Point identification is performed in two steps. In the first step only a subset of the points is identified (preliminary match). In the second step the identified points are used to define a first-guess transformation from pattern points to data points, that is applied to identify all the remaining points as well. The second step would be avoided if a use_pattern equal to the number of points in pattern is given, and exactly use_pattern points would be identified already in the first step.

First step:

All possible triangles (sub-patterns) are built using the first use_data points from data and the first use_pattern points from pattern. The values of use_data and use_pattern must always be at least 3 (however, see the note at the end), and should not be greater than the length of the corresponding lists of points. The point-matching algorithm goes as follow:

For every triplet of points:
   Select one point as the reference. The triangle coordinates 
   are defined by
 
               ((Rmin/Rmax)^2, theta_min - theta_max)
 
   where Rmin (Rmax) is the shortest (longest) distance from the 
   reference point to one of the two other points, and theta_min
   (theta_max) is the view angle in [0; 2pi[ to the nearest 
   (farthest) point.
 
   Triangles are computed by using each point in the triplet 
   as reference, thereby computing 3 times as many triangles 
   as needed.
 
   The accuracy of triangle patterns is robust against distortions
   (i.e., systematic inaccuracies in the points positions) of the 
   second order. This is because, if the points positions had 
   constant statistical uncertainty, the relative uncertainty in 
   the triangle coordinates would be inversely proportional to 
   the triangle size, while if second order distortions are 
   present the systematic error on points position would be 
   directly proportional to the triangle size.
 
For every triangle derived from the @em pattern points:
   Match with nearest triangle derived from @em data points 
   if their distance in the parameter space is less than their
   uncertainties (propagated from the points positions uncertainties
   @em err_data and @em err_pattern). For every matched pair of 
   triangles, record their scale ratio, and their orientation 
   difference. Note that if both @em err_data and @em err_pattern
   are zero, the tolerance in triangle comparison will also be
   zero, and therefore no match will be found.
 
Get median scale ratio and median angle of rotation, and reject 
matches with a relative variation greater than @em tolerance from 
the median of either quantities. The estimator of all the rotation 
angles a_i is computed as 
 
            atan( med sin(a_i) / med cos(a_i) )

Second step:

From the safely matched triangles, a list of identified points is derived, and the best transformation from pattern points to data points (in terms of best rotation angle, best scaling factor, and best shift) is applied to attempt the identification of all the points that are still without match. This matching is made by selecting for each pattern point the data point which is closest to its transformed position, and at a distance less than radius.

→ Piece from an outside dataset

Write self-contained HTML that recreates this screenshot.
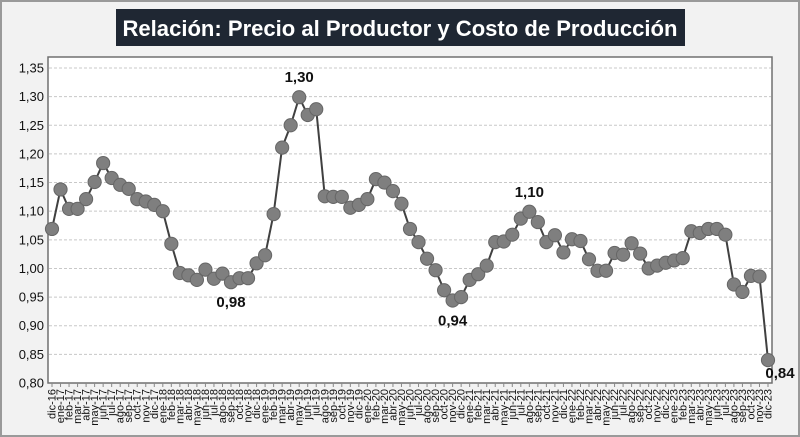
<!DOCTYPE html>
<html><head><meta charset="utf-8"><style>
html,body{margin:0;padding:0;background:#fff}
svg{display:block;font-family:"Liberation Sans",sans-serif}
</style></head><body>
<svg id="chart" width="800" height="437" viewBox="0 0 800 437" xmlns="http://www.w3.org/2000/svg">
<rect x="1" y="1" width="798" height="435" fill="#f2f2f2" stroke="#9a9a9a" stroke-width="2"/>
<rect x="116" y="9" width="569" height="37" fill="#1f2733"/>
<text x="400" y="36" text-anchor="middle" fill="#fff" font-size="22" font-weight="bold" textLength="555" lengthAdjust="spacingAndGlyphs">Relación: Precio al Productor y Costo de Producción</text>
<rect x="48" y="57" width="724" height="326" fill="#fff" stroke="#707070" stroke-width="1.5"/>
<g id="grid"></g><g id="yaxis"></g><g id="xaxis"></g><g id="series"></g><g id="labels"></g>
</svg>
<script>
const catList = ["dic-16",
"ene-17","feb-17","mar-17","abr-17","may-17","jun-17","jul-17","ago-17","sep-17","oct-17","nov-17","dic-17",
"ene-18","feb-18","mar-18","abr-18","may-18","jun-18","jul-18","ago-18","sep-18","oct-18","nov-18","dic-18",
"ene-19","feb-19","mar-19","abr-19","may-19","jun-19","jul-19","ago-19","sep-19","oct-19","nov-19","dic-19",
"ene-20","feb-20","mar-20","abr-20","may-20","jun-20","jul-20","ago-20","sep-20","oct-20","nov-20","dic-20",
"ene-21","feb-21","mar-21","abr-21","may-21","jun-21","jul-21","ago-21","sep-21","oct-21","nov-21","dic-21",
"ene-22","feb-22","mar-22","abr-22","may-22","jun-22","jul-22","ago-22","sep-22","oct-22","nov-22","dic-22",
"ene-23","feb-23","mar-23","abr-23","may-23","jun-23","jul-23","ago-23","sep-23","oct-23","nov-23","dic-23"];
const values = [1.069,
1.138,1.104,1.104,1.121,1.151,1.184,1.158,1.146,1.139,1.121,1.117,1.111,
1.100,1.043,0.992,0.988,0.980,0.998,0.982,0.991,0.976,0.983,0.983,1.009,
1.023,1.095,1.211,1.250,1.299,1.268,1.278,1.126,1.125,1.125,1.106,1.111,
1.121,1.156,1.150,1.135,1.113,1.069,1.046,1.017,0.997,0.962,0.944,0.950,
0.980,0.990,1.005,1.046,1.047,1.059,1.087,1.099,1.081,1.046,1.058,1.028,
1.051,1.048,1.016,0.996,0.996,1.027,1.024,1.044,1.026,1.000,1.005,1.010,
1.014,1.018,1.065,1.062,1.069,1.069,1.059,0.972,0.959,0.987,0.986,0.840];
const yTicks = [0.80,0.85,0.90,0.95,1.00,1.05,1.10,1.15,1.20,1.25,1.30,1.35];
const annotations = [["may-19","1,30","above"],["sep-18","0,98","below"],["nov-20","0,94","below"],["ago-21","1,10","above"],["dic-23","0,84","right"]];

const NS="http://www.w3.org/2000/svg";
function mk(tag,attrs,parent){const e=document.createElementNS(NS,tag);for(const k in attrs)e.setAttribute(k,attrs[k]);parent.appendChild(e);return e;}
const yMin=0.80,yMax=1.35,pTop=68,pBot=383;
function yScale(v){return pBot-(v-yMin)/(yMax-yMin)*(pBot-pTop);}
const x0=52,x1=768;
function xScale(i){return x0+(x1-x0)*i/(catList.length-1);}

const grid=document.getElementById('grid'),ya=document.getElementById('yaxis'),xa=document.getElementById('xaxis'),ser=document.getElementById('series'),lab=document.getElementById('labels');
yTicks.forEach(t=>{
  const y=yScale(t);
  if(t>yMin){const l=mk('line',{x1:49,x2:771,y1:y,y2:y,stroke:'#c8c8c8','stroke-dasharray':'3,2','stroke-width':1},grid);
  
  }
  const tx=mk('text',{x:44,y:y+4.5,'text-anchor':'end','font-size':13,fill:'#111'},ya);
  tx.textContent=t.toFixed(2).replace('.',',');
  
  
});
catList.forEach((c,i)=>{
  const x=xScale(i);
  const tk=mk('line',{x1:x,x2:x,y1:383,y2:387,stroke:'#888'},xa);
  
  
  const tx=mk('text',{x:0,y:0,'text-anchor':'end','font-size':11,fill:'#111',transform:`translate(${x+3.5},389) rotate(-90)`},xa);
  tx.textContent=c;
  
  
});
const pts=values.map((v,i)=>xScale(i).toFixed(1)+','+yScale(v).toFixed(1)).join(' ');
const pl=mk('polyline',{points:pts,fill:'none',stroke:'#404040','stroke-width':2},ser);


values.forEach((v,i)=>{
  const c=mk('circle',{cx:xScale(i),cy:yScale(v),r:6.6,fill:'#7f7f7f',stroke:'#666','stroke-width':1},ser);
  
  
});
annotations.forEach(a=>{
  const i=catList.indexOf(a[0]);const v=values[i];
  let x=xScale(i),y=yScale(v);
  let ty=a[2]==='above'?y-15:y+25;
  if(a[2]==='right'){x+=12;ty=y+18;}
  const t=mk('text',{x:x,y:ty,'text-anchor':'middle','font-size':15,'font-weight':'bold',fill:'#111'},lab);
  t.textContent=a[1];
  
  
});
</script>
</body></html>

The returned array of integers is as long as the number of points in pattern, and each element reports the position of the matching point in data (counted starting from zero), or is invalid if no match was found for the pattern point. For instance, if element N of the array has value M, it means that the Nth point in pattern matches the Mth point in data. A NULL pointer is returned in case no point was identified.

If mdata and mpattern are both valid pointers, two more matrices will be returned with the coordinates of the identified points. These two matrices will both have the same size: 2 rows, and as many columns as successfully identified points. Matching points will be in the same column of both matrices. Those matrix should in the end be destroyed using cpl_matrix_delete().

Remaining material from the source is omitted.